Quant à parler de la D. 960, c'est au-dessus de mes forces. Je peux simplement évoquer l'idée d'un Brendel en pire, ce que je pense beaucoup de gens comprendront et beaucoup d'autres gens ne comprendront pas : tant pis. Cinq tempos par pages dès la première page, une versatilité de caractérisation confinant à l'absurde, toujours dans le sens de la poésie poétisante (cette valorisation presque pédagogique de la main gauche dans le thème en fa dièse mineur du moderato, inattaquable sur le plan de l'intelligence de l'instant et même d'une certaine idée de la forme... mais absolument insupportable ). Évidemment, on n'est pas la complaisance névrotique, et pas même dans le degré d'épouvante pianistique des schubertiens français. Objectivement, c'est mieux. Dans le ressenti, ce n'est pas sûr, car la dimension de sincérité et d'humilité presque mise en scène par Kovacevich a quelque chose qui me met très mal à l'aise, surtout dans cette musique.

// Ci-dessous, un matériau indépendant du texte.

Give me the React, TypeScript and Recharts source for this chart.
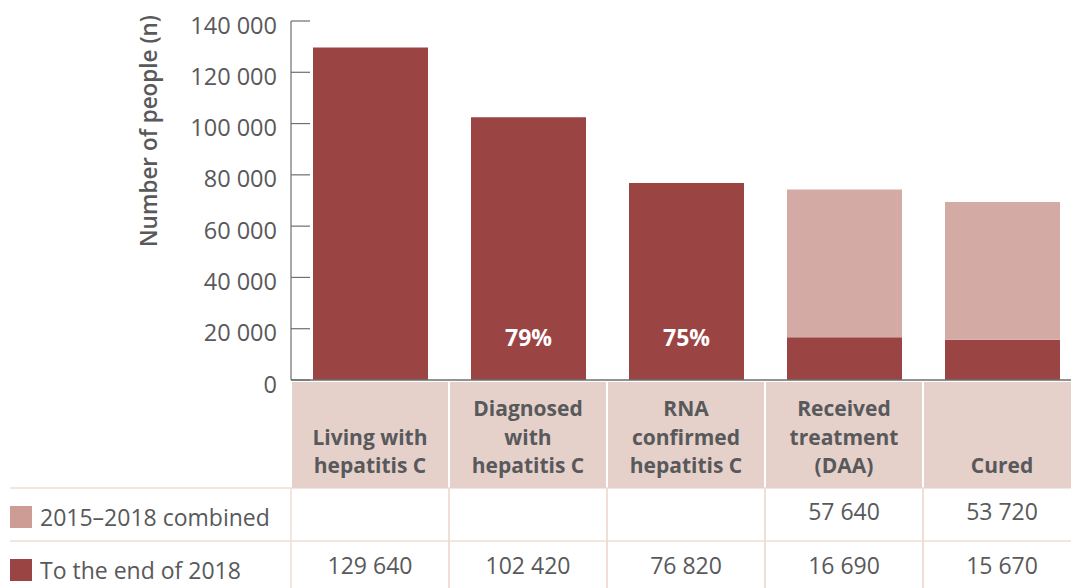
import { BarChart, Bar, XAxis, YAxis, LabelList } from "recharts";

const categories = [
  ["Living with", "hepatitis C"],
  ["Diagnosed", "with", "hepatitis C"],
  ["RNA", "confirmed", "hepatitis C"],
  ["Received", "treatment", "(DAA)"],
  ["Cured"],
];
const toEnd2018 = [129640, 102420, 76820, 16690, 15670];
const combined2015to2018 = [null, null, null, 57640, 53720];
const shareLabels = ["", "79%", "75%", "", ""];
const yTicks = [0, 20000, 40000, 60000, 80000, 100000, 120000, 140000];

const DARK = "#9a4444";
const LIGHT = "#d3aba4";
const HEADER = "#e6d0ca";
const GRIDLINE = "#efdcd6";
const TEXT = "#58595b";
const FONT = "'Open Sans', sans-serif";

const data = categories.map((lines, i) => ({
  name: lines.join(" "),
  toEnd: toEnd2018[i],
  combined: combined2015to2018[i],
  share: shareLabels[i],
}));

const fmt = (n: number | null) =>
  n == null ? "" : String(n).replace(/\B(?=(\d{3})+(?!\d))/g, " ");

const CHART_W = 1081;
const AXIS_W = 291;
const BAND = (CHART_W - AXIS_W) / categories.length;

function YTick({ x, y, payload }: any) {
  return (
    <g>
      <line x1={x + 14} x2={x + 33} y1={y} y2={y} stroke="#6d6e71" strokeWidth={1.2} />
      <text x={x} y={y + 12.5} textAnchor="end" fill={TEXT} fontSize={23.5} fontFamily={FONT}>
        {fmt(payload.value)}
      </text>
    </g>
  );
}

function TableTick({ x, payload, index }: any) {
  const i = index ?? payload.index;
  const lines = categories[i];
  const left = x - BAND / 2;
  const lastBase = 473;
  return (
    <g fontFamily={FONT}>
      {i === 0 && (
        <g>
          <line x1={10} x2={CHART_W} y1={488} y2={488} stroke={GRIDLINE} strokeWidth={1.5} />
          <line x1={10} x2={CHART_W} y1={541} y2={541} stroke={GRIDLINE} strokeWidth={1.5} />
          <rect x={10} y={506} width={22} height={22} fill="#cc9c95" />
          <text x={40} y={525.5} fill={TEXT} fontSize={23}>2015–2018 combined</text>
          <rect x={10} y={559} width={22} height={22} fill={DARK} />
          <text x={40} y={578.5} fill={TEXT} fontSize={23}>To the end of 2018</text>
        </g>
      )}
      <rect x={left + 1} y={382} width={BAND - 2} height={106} fill={HEADER} />
      <line x1={left} x2={left} y1={488} y2={588} stroke={GRIDLINE} strokeWidth={1.5} />
      <line x1={left + BAND} x2={left + BAND} y1={488} y2={588} stroke={GRIDLINE} strokeWidth={1.5} />
      {lines.map((ln, k) => (
        <text
          key={k}
          x={x}
          y={lastBase - (lines.length - 1 - k) * 28.5}
          textAnchor="middle"
          fill={TEXT}
          fontSize={21}
          fontWeight={700}
        >
          {ln}
        </text>
      ))}
      <text x={x} y={520} textAnchor="middle" fill={TEXT} fontSize={23}>
        {fmt(combined2015to2018[i])}
      </text>
      <text x={x} y={574} textAnchor="middle" fill={TEXT} fontSize={23}>
        {fmt(toEnd2018[i])}
      </text>
    </g>
  );
}

function YLabel() {
  return (
    <text
      x={148}
      y={131}
      transform="rotate(-90 148 131)"
      textAnchor="middle"
      dominantBaseline="central"
      fill={TEXT}
      fontSize={22.5}
      fontWeight={600}
      fontFamily={FONT}
    >
      Number of people (n)
    </text>
  );
}

export default function App() {
  return (
    <div style={{ position: "absolute", left: 0, top: 0, width: 1071, height: 588, overflow: "hidden", background: "#fff" }}>
      <BarChart
        width={CHART_W}
        height={588}
        data={data}
        margin={{ top: 21, right: 0, bottom: 0, left: 0 }}
        barSize={115}
      >
        <XAxis
          dataKey="name"
          height={208}
          interval={0}
          tickLine={false}
          tickSize={0}
          tickMargin={0}
          axisLine={{ stroke: "#6d6e71", strokeWidth: 1.5 }}
          tick={<TableTick />}
        />
        <YAxis
          width={AXIS_W}
          domain={[0, 140000]}
          ticks={yTicks}
          interval={0}
          tickLine={false}
          tickSize={0}
          tickMargin={14}
          axisLine={{ stroke: "#6d6e71", strokeWidth: 1.2 }}
          tick={<YTick />}
          label={{ content: <YLabel /> }}
        />
        <Bar dataKey="toEnd" stackId="a" fill={DARK} isAnimationActive={false}>
          <LabelList
            dataKey="share"
            position="insideBottom"
            offset={34}
            fill="#fff"
            fontSize={23}
            fontWeight={700}
            fontFamily={FONT}
          />
        </Bar>
        <Bar dataKey="combined" stackId="a" fill={LIGHT} isAnimationActive={false} />
      </BarChart>
    </div>
  );
}
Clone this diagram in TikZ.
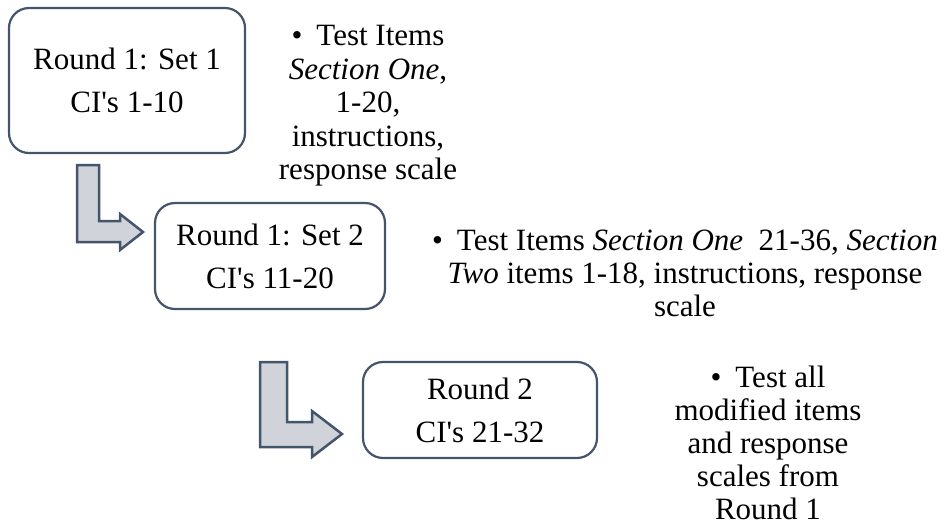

Quelque chose, comme avec Brendel et déjà avec Kempff, ou encore avec Buchbinder dont je parlerai bientôt, qui semble dire que le temps de l'interprétation vivante est terminé, que la vie authentique de l'esprit n'est plus : et qu'il faut se contenter de son image reproduite par séquençage des représentations, monstruosité inventée en même temps que la fin du primat de la musique savante occidentale, et qu'on appelle aussi psychologie.